* EXERCISE PROMPT *
Give the number of lines containing the word "with", and nothing else.

┌──

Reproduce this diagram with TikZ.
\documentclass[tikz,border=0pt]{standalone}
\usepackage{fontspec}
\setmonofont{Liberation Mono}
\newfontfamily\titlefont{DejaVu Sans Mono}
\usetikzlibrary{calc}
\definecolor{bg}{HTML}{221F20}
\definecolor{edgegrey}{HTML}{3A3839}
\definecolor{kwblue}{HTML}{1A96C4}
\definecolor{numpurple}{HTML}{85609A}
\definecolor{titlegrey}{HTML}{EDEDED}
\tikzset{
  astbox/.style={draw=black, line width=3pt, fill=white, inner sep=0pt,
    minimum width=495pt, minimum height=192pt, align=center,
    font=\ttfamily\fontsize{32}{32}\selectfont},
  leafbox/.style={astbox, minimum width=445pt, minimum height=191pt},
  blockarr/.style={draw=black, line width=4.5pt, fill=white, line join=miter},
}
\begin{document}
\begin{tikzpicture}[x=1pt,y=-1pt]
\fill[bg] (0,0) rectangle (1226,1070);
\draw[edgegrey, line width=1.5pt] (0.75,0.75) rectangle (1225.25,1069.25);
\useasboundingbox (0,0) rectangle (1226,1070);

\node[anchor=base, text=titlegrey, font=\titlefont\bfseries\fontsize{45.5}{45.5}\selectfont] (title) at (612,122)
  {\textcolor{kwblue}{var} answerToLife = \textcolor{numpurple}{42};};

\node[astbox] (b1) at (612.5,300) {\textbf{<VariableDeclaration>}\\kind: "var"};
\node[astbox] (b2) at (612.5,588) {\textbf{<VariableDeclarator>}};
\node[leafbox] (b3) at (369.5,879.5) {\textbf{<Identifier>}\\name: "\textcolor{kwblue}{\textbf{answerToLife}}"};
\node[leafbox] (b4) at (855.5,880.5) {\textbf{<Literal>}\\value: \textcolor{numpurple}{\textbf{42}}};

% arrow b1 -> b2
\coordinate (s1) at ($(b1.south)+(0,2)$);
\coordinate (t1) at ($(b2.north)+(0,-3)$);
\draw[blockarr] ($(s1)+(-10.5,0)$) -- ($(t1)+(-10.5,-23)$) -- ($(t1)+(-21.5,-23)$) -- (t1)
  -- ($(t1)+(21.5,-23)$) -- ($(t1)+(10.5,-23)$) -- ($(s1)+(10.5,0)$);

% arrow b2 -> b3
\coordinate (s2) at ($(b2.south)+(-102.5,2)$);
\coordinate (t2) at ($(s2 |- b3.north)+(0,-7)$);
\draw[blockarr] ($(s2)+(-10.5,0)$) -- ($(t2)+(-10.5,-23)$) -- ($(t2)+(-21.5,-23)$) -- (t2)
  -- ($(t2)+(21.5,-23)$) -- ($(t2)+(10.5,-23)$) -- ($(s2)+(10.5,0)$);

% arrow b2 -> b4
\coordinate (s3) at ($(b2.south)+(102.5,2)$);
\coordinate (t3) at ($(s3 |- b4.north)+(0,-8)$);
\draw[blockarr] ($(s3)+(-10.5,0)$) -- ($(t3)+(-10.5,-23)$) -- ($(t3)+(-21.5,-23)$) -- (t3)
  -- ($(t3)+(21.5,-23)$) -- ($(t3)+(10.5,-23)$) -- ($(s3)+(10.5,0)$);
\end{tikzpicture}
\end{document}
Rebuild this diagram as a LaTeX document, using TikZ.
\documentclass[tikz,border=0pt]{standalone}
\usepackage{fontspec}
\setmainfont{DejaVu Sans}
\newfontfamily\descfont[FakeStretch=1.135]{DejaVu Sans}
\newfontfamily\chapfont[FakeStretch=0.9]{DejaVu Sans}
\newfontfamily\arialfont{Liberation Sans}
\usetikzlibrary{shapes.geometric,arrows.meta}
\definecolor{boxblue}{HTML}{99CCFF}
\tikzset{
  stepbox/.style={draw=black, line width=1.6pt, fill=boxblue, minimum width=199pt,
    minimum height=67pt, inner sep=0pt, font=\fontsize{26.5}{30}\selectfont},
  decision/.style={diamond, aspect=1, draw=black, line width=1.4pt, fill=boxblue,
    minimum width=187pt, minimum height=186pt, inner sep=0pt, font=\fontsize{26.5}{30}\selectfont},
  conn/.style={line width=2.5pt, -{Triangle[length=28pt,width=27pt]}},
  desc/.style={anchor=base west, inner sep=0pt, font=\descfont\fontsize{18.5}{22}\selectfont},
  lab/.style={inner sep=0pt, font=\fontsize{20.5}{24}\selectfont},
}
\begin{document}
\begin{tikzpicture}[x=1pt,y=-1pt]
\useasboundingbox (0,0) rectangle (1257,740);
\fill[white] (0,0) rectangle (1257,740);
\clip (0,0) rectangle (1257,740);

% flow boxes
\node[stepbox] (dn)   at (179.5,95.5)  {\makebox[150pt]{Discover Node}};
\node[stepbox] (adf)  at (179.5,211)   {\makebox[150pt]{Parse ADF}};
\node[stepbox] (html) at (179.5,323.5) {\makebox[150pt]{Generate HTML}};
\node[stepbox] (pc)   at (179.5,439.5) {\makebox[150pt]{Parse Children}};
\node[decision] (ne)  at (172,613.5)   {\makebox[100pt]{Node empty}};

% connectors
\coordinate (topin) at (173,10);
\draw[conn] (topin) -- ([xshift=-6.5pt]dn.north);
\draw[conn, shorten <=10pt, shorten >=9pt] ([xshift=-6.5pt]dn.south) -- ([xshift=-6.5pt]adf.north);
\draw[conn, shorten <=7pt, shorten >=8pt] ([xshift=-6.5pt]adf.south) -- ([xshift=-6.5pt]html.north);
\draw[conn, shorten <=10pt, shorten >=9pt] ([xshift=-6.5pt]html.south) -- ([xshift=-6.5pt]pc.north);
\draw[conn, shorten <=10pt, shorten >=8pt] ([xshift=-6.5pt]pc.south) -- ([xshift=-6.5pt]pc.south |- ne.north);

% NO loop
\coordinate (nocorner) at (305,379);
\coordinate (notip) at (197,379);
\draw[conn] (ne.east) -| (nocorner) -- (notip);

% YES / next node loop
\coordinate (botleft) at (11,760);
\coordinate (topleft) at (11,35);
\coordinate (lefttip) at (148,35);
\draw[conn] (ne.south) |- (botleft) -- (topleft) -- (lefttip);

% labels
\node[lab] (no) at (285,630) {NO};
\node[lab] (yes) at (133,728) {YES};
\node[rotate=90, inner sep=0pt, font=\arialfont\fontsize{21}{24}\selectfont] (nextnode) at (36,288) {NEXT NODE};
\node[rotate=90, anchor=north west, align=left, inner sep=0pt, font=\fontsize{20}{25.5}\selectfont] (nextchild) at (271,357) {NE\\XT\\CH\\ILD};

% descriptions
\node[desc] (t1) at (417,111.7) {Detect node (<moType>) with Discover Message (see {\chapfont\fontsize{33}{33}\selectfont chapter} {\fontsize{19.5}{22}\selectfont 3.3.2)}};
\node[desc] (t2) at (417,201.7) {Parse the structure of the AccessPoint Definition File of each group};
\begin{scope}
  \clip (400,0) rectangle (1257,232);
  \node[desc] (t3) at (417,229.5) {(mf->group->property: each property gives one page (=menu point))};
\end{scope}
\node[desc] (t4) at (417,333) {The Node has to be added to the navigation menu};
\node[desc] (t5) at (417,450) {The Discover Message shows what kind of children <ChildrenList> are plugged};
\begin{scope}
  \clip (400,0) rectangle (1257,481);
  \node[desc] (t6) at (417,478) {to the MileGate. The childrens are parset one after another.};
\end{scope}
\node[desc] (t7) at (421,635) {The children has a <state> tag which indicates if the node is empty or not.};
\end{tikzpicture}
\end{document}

└──

* RESPONSE TO THIS TASK *
2